** begin Data section **

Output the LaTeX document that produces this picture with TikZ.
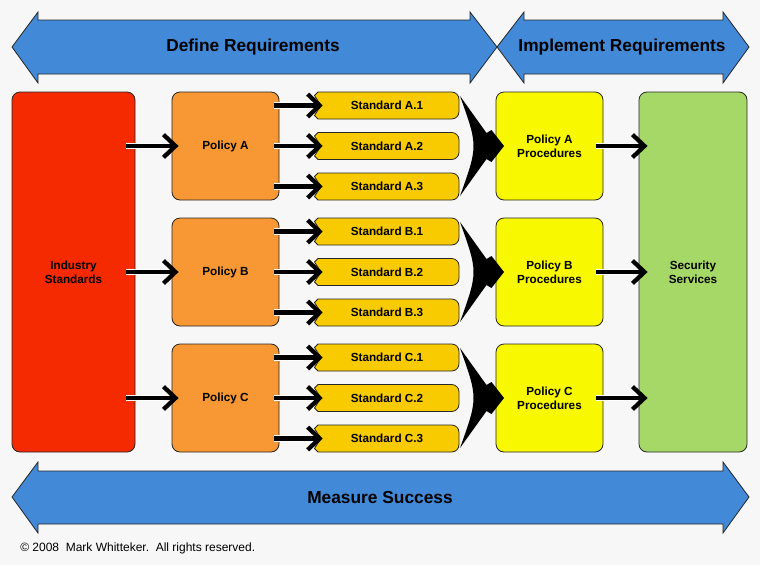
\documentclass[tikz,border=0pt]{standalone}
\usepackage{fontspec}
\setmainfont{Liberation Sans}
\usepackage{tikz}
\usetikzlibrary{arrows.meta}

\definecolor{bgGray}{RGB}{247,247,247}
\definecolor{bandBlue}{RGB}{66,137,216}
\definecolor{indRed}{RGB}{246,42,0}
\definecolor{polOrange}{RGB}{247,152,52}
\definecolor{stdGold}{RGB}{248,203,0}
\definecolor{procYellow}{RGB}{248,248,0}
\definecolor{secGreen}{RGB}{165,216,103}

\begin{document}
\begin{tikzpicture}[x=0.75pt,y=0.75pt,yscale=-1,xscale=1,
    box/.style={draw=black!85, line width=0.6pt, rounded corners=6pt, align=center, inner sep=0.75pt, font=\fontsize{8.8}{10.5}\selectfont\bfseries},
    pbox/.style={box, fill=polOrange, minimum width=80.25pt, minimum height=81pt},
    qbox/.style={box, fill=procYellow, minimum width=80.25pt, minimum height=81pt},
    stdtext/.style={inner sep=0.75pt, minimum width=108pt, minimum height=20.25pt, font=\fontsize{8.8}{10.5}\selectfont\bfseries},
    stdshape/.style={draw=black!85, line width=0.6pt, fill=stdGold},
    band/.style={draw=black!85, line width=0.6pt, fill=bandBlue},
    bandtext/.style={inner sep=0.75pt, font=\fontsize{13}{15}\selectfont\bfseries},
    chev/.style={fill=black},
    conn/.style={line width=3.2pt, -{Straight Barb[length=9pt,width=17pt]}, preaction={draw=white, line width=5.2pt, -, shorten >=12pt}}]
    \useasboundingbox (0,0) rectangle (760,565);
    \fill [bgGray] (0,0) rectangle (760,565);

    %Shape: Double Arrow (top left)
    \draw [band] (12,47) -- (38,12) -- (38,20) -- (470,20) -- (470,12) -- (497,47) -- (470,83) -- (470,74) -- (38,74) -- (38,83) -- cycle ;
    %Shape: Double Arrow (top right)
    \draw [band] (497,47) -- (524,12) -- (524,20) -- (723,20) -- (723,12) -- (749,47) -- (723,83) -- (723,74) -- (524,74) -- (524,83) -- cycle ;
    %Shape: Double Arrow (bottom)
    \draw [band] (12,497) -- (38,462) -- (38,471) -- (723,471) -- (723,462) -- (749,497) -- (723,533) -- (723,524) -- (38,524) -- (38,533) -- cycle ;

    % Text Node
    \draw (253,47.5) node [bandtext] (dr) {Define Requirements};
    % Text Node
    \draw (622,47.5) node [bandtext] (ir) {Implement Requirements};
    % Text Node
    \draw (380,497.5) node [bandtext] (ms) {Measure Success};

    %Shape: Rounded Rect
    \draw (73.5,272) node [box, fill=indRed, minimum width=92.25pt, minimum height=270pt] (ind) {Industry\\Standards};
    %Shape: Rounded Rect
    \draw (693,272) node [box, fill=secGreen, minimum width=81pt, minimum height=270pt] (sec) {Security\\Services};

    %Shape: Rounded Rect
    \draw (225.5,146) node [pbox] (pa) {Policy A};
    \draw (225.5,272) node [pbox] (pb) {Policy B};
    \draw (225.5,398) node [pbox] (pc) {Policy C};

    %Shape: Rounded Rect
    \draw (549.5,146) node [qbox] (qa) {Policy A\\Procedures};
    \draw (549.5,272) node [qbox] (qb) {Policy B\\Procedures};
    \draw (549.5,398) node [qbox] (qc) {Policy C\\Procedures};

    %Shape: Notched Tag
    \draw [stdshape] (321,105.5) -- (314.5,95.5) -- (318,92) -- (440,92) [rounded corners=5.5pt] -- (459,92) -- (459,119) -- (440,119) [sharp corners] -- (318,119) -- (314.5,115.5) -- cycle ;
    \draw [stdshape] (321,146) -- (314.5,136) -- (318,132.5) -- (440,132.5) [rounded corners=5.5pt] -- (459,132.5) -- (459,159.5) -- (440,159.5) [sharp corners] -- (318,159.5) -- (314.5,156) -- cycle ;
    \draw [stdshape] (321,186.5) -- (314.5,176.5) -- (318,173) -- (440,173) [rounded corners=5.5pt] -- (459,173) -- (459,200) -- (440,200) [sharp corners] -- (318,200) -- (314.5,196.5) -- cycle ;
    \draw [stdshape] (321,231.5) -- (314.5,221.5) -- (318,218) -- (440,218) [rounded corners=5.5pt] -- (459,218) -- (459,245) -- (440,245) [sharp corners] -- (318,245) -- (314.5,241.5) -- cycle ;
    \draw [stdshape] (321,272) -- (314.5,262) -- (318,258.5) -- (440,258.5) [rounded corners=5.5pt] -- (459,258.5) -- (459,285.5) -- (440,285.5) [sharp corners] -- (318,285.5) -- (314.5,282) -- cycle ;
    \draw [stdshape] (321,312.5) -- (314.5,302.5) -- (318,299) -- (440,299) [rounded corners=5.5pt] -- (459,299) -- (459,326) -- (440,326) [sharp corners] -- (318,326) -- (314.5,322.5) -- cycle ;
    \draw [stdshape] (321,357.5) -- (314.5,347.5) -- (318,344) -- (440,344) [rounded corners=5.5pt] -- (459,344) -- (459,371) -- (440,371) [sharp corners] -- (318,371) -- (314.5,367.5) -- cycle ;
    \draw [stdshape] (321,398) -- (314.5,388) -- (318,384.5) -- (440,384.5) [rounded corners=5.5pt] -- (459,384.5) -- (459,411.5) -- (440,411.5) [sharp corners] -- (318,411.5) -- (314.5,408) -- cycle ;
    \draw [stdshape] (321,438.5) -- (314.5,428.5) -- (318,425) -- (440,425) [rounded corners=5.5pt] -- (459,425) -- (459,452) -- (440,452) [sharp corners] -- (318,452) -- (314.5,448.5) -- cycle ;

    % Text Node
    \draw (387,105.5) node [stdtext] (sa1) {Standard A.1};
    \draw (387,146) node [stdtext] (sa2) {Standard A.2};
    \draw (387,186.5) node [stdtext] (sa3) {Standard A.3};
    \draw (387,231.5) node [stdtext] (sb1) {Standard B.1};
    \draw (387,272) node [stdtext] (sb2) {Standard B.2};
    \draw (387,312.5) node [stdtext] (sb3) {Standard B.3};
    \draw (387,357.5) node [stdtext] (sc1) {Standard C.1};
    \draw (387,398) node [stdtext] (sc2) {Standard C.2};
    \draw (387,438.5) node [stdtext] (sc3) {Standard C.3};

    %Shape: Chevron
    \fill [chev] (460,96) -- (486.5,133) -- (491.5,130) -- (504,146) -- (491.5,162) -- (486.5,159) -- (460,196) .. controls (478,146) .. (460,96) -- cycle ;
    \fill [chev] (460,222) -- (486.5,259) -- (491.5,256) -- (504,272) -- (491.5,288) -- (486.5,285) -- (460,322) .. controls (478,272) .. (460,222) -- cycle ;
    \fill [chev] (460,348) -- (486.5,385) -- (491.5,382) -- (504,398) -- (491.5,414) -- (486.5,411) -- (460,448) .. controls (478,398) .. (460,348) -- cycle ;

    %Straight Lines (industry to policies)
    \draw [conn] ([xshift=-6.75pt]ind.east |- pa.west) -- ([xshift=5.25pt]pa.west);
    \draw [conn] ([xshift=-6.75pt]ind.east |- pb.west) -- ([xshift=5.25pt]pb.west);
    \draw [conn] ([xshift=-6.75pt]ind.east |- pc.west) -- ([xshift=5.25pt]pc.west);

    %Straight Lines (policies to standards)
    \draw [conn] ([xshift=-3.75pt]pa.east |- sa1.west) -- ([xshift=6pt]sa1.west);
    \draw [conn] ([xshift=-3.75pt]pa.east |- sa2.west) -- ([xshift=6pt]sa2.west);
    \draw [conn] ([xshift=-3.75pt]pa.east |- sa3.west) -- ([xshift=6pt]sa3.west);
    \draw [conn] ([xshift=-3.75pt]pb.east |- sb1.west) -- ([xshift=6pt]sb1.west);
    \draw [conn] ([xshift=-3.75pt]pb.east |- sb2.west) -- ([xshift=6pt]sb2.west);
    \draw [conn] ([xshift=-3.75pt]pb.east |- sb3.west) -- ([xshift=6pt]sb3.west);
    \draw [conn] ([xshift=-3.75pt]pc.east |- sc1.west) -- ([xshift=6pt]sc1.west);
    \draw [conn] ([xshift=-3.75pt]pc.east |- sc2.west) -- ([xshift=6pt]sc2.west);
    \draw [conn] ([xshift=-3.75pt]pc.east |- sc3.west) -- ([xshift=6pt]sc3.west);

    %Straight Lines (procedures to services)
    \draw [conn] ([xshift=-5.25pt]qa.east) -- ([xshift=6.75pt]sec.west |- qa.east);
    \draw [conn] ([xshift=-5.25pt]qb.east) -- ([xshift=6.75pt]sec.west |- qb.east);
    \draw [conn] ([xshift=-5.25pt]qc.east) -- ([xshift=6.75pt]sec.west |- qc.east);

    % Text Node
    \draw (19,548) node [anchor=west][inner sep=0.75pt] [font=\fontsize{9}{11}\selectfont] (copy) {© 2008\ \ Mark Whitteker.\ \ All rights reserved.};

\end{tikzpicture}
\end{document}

** end Data section **

What is asked: Repeat the listing above up to and including the line with "(38,533) -- cycle ;", starting from its first line. Drop any pictures.

Response to the exercise:
Output the LaTeX document that produces this picture with TikZ.
\documentclass[tikz,border=0pt]{standalone}
\usepackage{fontspec}
\setmainfont{Liberation Sans}
\usepackage{tikz}
\usetikzlibrary{arrows.meta}

\definecolor{bgGray}{RGB}{247,247,247}
\definecolor{bandBlue}{RGB}{66,137,216}
\definecolor{indRed}{RGB}{246,42,0}
\definecolor{polOrange}{RGB}{247,152,52}
\definecolor{stdGold}{RGB}{248,203,0}
\definecolor{procYellow}{RGB}{248,248,0}
\definecolor{secGreen}{RGB}{165,216,103}

\begin{document}
\begin{tikzpicture}[x=0.75pt,y=0.75pt,yscale=-1,xscale=1,
    box/.style={draw=black!85, line width=0.6pt, rounded corners=6pt, align=center, inner sep=0.75pt, font=\fontsize{8.8}{10.5}\selectfont\bfseries},
    pbox/.style={box, fill=polOrange, minimum width=80.25pt, minimum height=81pt},
    qbox/.style={box, fill=procYellow, minimum width=80.25pt, minimum height=81pt},
    stdtext/.style={inner sep=0.75pt, minimum width=108pt, minimum height=20.25pt, font=\fontsize{8.8}{10.5}\selectfont\bfseries},
    stdshape/.style={draw=black!85, line width=0.6pt, fill=stdGold},
    band/.style={draw=black!85, line width=0.6pt, fill=bandBlue},
    bandtext/.style={inner sep=0.75pt, font=\fontsize{13}{15}\selectfont\bfseries},
    chev/.style={fill=black},
    conn/.style={line width=3.2pt, -{Straight Barb[length=9pt,width=17pt]}, preaction={draw=white, line width=5.2pt, -, shorten >=12pt}}]
    \useasboundingbox (0,0) rectangle (760,565);
    \fill [bgGray] (0,0) rectangle (760,565);

    %Shape: Double Arrow (top left)
    \draw [band] (12,47) -- (38,12) -- (38,20) -- (470,20) -- (470,12) -- (497,47) -- (470,83) -- (470,74) -- (38,74) -- (38,83) -- cycle ;
    %Shape: Double Arrow (top right)
    \draw [band] (497,47) -- (524,12) -- (524,20) -- (723,20) -- (723,12) -- (749,47) -- (723,83) -- (723,74) -- (524,74) -- (524,83) -- cycle ;
    %Shape: Double Arrow (bottom)
    \draw [band] (12,497) -- (38,462) -- (38,471) -- (723,471) -- (723,462) -- (749,497) -- (723,533) -- (723,524) -- (38,524) -- (38,533) -- cycle ;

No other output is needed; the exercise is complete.